With a voice that has been described as having the texture of ‘smoke and velvet’ Kirsty McGee has created a unique songbook, drawing on old vinyl blues, gospel, ’30s jazz, Brechtian ballads and Brill Building sensibilities…all couched in whiskey tones, rending refrains and raw honesty. An innate curiousity, a DIY ethic and with an abiding love of the Great American Songbook, have produced music that’s hard to categorise but difficult to ignore.

Over the course of 18 years, Kirsty McGee’s career as a touring artist has taken her through 13 countries and from the Arctic to the Mojave desert forging a kind of music she calls ‘hobopop’ – music with no fixed genre. Citing influences such as Louis Armstrong, Lhasa De Sela and Sister Rosetta Tharpe, Kirsty has forged links and collaborations with luminaries like Go Go Penguin’s Rob Turner and Nick Blacka, veteran producer John Wood (Nick Drake, Sandy Denny) and New York jazz legend Marc Ribot (Tom Waits, John Zorn).

Her 8th album, The Deafening Sound Of Stars features players from Beats & Pieces Big Band, Richard Hawley band and arrangements inspired by Mulatu Astatke and Tom Waits. The bigger arrangements create an album that’s cinematic in its musical scope and that delights in exploring musical colour, shape and form. The album tips a battered hat to her roots in Americana songwriting and draws inspiration from the warmth and playfulness of the jazz standards of the 1930s and 40s.

Kirsty is a genuine original: a multi-instrumentalist equally at home with the bass flute and the musical saw; a songsmith with very few peers at her level of craft. 2020 has brought a new scope and freedom to Kirsty’s work. With numerous side-projects including the Transatlantic songwriter collaboration Ocotillo, British-based new psychedelica project All The Bees and her work as a session musician and flute arranger, this new chapter will see her focus shift to setting up a home studio and building partnerships with a view to working for synch.

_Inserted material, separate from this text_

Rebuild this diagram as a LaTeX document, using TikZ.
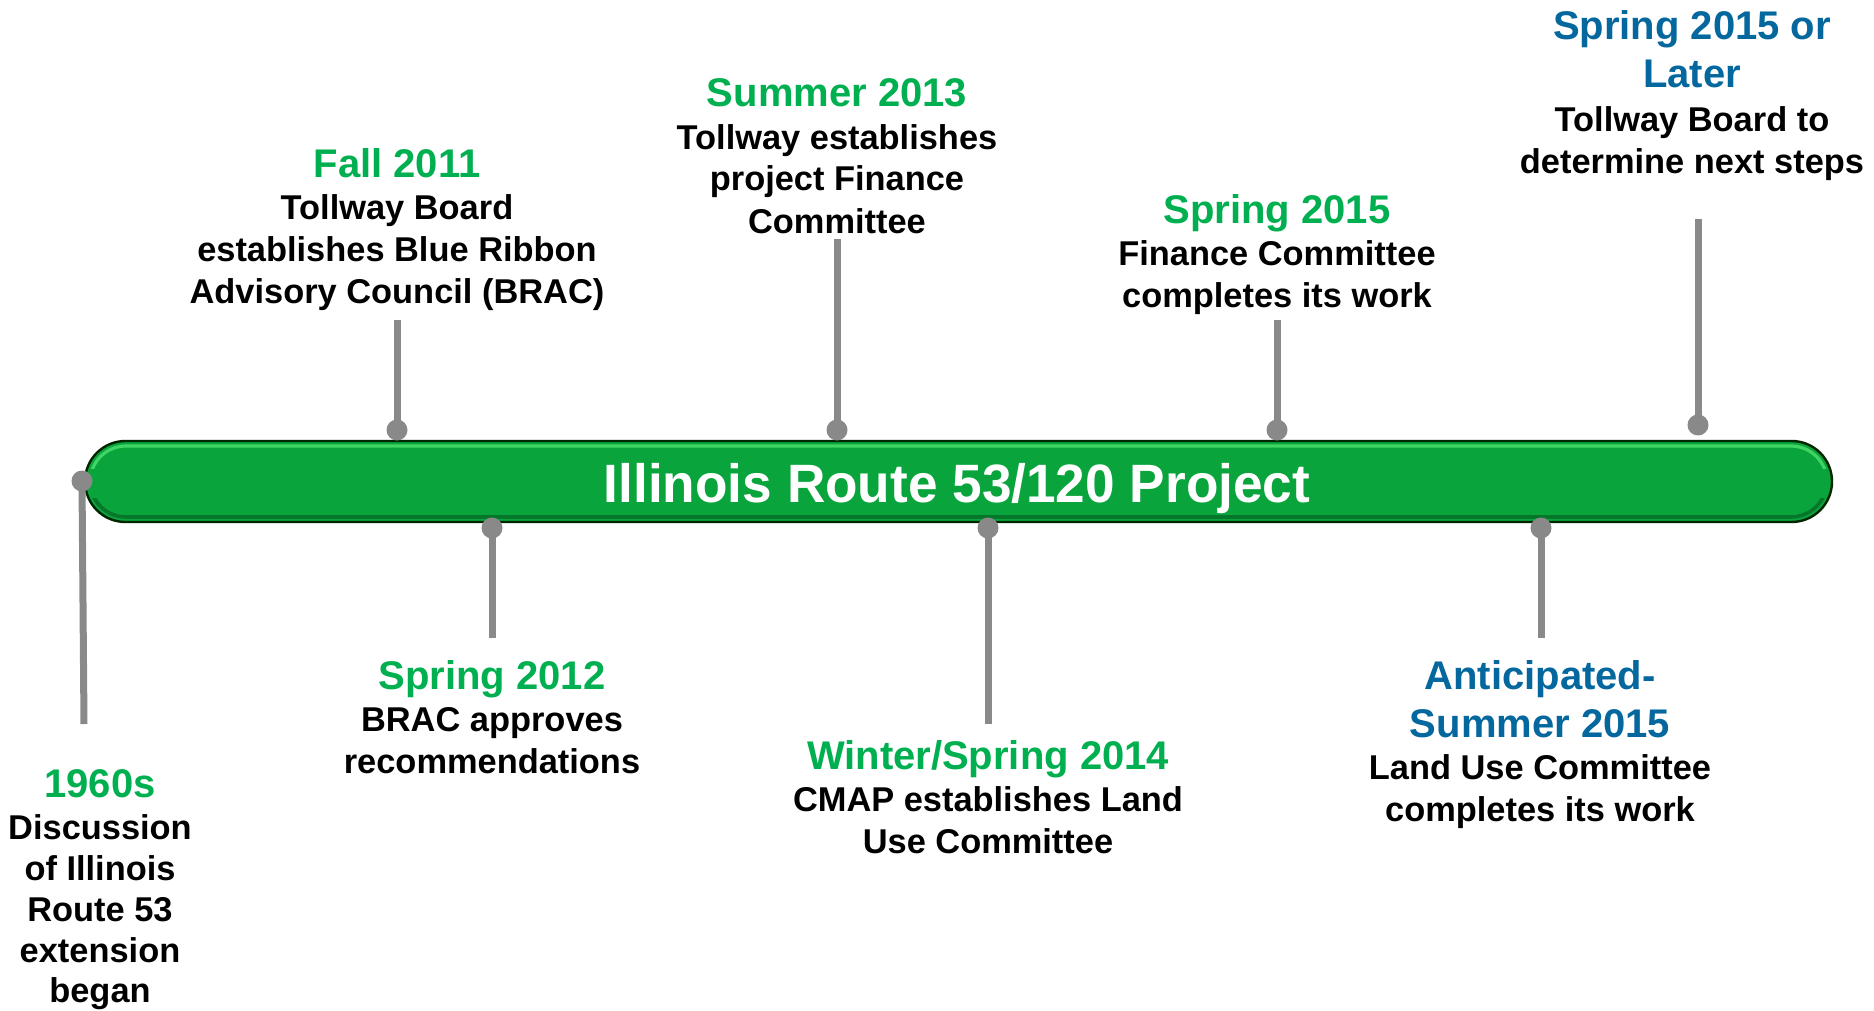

That her music pairs beautifully with film can be attested to by her growing pedigree: In 2013 her song Sandman was featured on UK filmmaker Danny Boyle’s movie Trance & tweeted about by Emma Watson. Vladimir Bilenjki’s HBO Europe release of his film Dad uses her song The Glimmer in the Corner of Your Eye in its end credits. Whilst much of her earlier catalogue is administered by Universal and BMG, The Deafening Sound of Stars is entirely one-stop.

Praise for The Deafening Sound of Stars:

“An unqualified celestial masterpiece and the most ineffable romantic album of the year. One to fall in love with and to.”
Mike Davies, Folk Radio UK

“The Deafening Sound of Stars is an embarrassment of riches, with more lyrical depth than most… bruised by grace, Trance-like, ethereal, intimate…honest, sensitive & intelligent.”
Mike Butler, Dyverse Music Blog

Whatever, this irresistible, “quietly deafening” – and exceedingly compelling – record may well be reckoned Kirsty’s finest achievement to date, as well as a serious contender for the year’s best-albums list.